During the 1972 visit to Georgia, Reso Karalashvili, who had befriended Böll back in 1966, accompanied the couple on their excursions and meetings and afterwards wrote down his impressions in a newspaper article. Böll, as described by Karalashvili, is a somewhat arresting character - his outer appearance and voice are rugged, he dislikes ties and is far more interested in the details and peculiarities of daily street life and conversations than in tourist sights, gastronomical excesses and official receptions. At the same time, it is Böll’s genuineness, his straightforwardness and disengagement with superficialities that gain him sympathy among his Georgian acquaintances. And, according to Karalashvili, when Böll speaks, the words he utters seem to be carefully selected and reflect humanism, down-to-earthiness and compassion.

When, shortly before boarding his plane back to Europe, Böll was asked, when he would return to Georgia, he answered: “I am going to come. Maybe in one year, maybe in one and a half. Anyway, only when I won’t be chairman of PEN anymore. Then I want to come privately. I can’t stand all of this formal fuss.” This, however, was to be his last trip to the Southern Caucasus - his wish to return didn’t come true.

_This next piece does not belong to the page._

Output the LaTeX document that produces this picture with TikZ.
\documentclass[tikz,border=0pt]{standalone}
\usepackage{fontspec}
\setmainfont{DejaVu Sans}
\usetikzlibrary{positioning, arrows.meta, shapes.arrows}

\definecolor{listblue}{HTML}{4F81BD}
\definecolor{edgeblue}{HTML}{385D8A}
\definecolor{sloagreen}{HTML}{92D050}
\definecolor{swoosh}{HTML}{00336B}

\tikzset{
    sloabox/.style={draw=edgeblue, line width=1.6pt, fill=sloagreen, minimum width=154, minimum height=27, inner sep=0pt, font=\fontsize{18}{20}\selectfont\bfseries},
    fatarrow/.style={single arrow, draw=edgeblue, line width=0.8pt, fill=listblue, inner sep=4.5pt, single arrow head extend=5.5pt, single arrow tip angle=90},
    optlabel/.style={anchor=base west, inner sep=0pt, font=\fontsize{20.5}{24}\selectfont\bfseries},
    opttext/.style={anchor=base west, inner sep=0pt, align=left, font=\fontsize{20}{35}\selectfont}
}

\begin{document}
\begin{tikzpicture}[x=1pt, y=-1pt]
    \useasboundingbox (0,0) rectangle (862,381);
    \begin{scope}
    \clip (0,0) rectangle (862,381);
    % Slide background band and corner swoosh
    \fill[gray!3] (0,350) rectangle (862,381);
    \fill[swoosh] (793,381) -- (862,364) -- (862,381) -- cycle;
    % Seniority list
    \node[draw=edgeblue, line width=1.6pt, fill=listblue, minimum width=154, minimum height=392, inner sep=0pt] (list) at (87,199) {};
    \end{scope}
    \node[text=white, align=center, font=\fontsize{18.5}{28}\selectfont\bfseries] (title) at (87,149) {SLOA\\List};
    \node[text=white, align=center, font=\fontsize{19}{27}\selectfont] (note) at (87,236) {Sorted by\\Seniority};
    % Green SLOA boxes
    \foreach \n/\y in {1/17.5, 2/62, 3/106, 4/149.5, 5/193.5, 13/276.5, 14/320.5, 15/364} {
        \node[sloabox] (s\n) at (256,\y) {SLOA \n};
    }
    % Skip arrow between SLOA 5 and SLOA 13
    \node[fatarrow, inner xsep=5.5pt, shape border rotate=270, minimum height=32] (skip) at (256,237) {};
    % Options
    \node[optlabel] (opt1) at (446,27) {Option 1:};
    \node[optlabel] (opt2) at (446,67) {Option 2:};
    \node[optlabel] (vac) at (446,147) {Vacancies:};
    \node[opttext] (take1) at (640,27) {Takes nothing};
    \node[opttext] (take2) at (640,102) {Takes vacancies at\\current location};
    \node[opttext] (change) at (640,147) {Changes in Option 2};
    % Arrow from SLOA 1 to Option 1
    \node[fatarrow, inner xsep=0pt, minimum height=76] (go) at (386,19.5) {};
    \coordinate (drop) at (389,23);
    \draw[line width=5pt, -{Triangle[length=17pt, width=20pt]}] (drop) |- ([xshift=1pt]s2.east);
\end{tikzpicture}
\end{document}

Between and after his visits, there was a frequent exchange of letters between Heinrich Böll and his Georgian circle of friends. Böll praised Georgian brandy and hospitality and repeatedly sent foreign translations of books and other scarce commodities to Tbilisi. In a lot of Böll’s late correspondence resonates subtle nostalgia for his Caucasian travels. Thus, he ended one of his letters to Lev Kopelev with the following words: “So long, good friend, please give my warm, warm, warm greetings to all friends, especially to those in Georgia.”